The final verdict was that I was extremely lucky. And even more so since. I’ve had all sorts of people come to my aid. My girlfriend and both our families have been tremendously supportive, offering to help in any way possible. Likewise, my friends have come to the rescue with visits and snacks and entertainment, without which the apartment would surely become a dull purgatory. There is also the support of my friends and co-workers at Ecco Caffè in their efforts to help me get exactly what I need. There is also the crew at Blue Bottle who’s collections will make these next months so much easier. Similar collections have been taken up online.[Edit]
I will be on bed rest for the next month, after which I will hopefully have more liberty to move around.
So if there are lessons to be learned it’s these:
For all of you who do not have insurance, get it.
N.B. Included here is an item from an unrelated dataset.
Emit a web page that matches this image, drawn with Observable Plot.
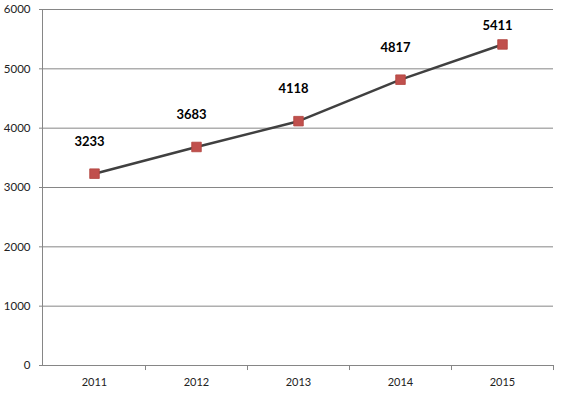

I was hounded and hounded by my family and if it wasn’t for work providing this benefit, I don’t know what I would have done. This incredible cost would have effected me and my loved ones for years.
Do not drink yourself into a stupor. But if you do, do no try to open a window on the third floor of a building. It could have disastrous consequences.
Finally and most important, take care of yourselves. These unexpected things will come up and whatever preparations you can make will save you a lot of problems down the line.
Thanks for everthing. I’ll try not to make my blog a boring moralizing place from now on. Promise.